Thank you very much, Mr. André.
With respect to the first question about how much money will be designated for the administrative and legal costs, I think the administrative costs will be a relatively constant amount and that will be subject to the consultations with the provinces. Costs incurred for A, B, C, and D will be retained by the federal government.
With respect to legal costs, that's a function of the extent to which (a) there is arbitration, and (b) that we're working with the provinces to ensure that specific programs do not run afoul of the agreement. Those are the two basic legal activities that would precipitate costs by the federal government.
Those are the general dynamics with which we will be engaging provinces who recognize that the federal government will be keeping some money back because of those legitimate costs with respect to the agreement.

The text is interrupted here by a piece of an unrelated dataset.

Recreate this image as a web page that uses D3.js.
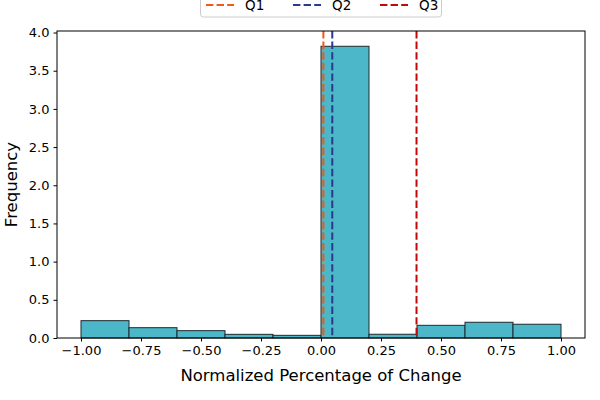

You've also raised questions that are best looked at in the anti-circumvention elements of the softwood lumber agreement and that provide for exceptions to prohibitions on programs, including forestry practices. I direct your attention to paragraph 17(c) of the softwood lumber agreement. I'll just read a portion of it for ease of reference: “actions or programs undertaken by a Party, including any public authority of a Party, for the purpose of forest or environmental management, protection, or conservation, including, without limitation, actions or programs to reduce wildfire risk; protect watersheds...”. A whole list of elements are excluded from the prohibitions of the anti-circumvention, and those are the ones that would be working strongly with respect to the ability of provinces to maintain forestry management practices for those purposes.
With respect to the question of how the money that had been transferred back to each province would be used, that is a function of each province's own decisions about how money would be used. All provinces are knowledgeable and understand the exceptions to the prohibitions in the agreement as they relate to forestry management. We would expect, and we are quite sure, they would be working with those parameters they had a share in negotiating during the bringing into agreement of the softwood lumber agreement.
That's the basic dynamic, both for the return of money to provinces as well as the exceptions under the softwood lumber agreement for elements you've identified in terms of forestry management, environment, things of that nature, as well as, I would expect, the parameters for provincial use of the refunds or the charge we transfer back to them, if they choose to put it in areas identified under the agreement. Any province is free to use the moneys it receives for any program within its scope.
I can't speculate any further about how money will be used by provinces.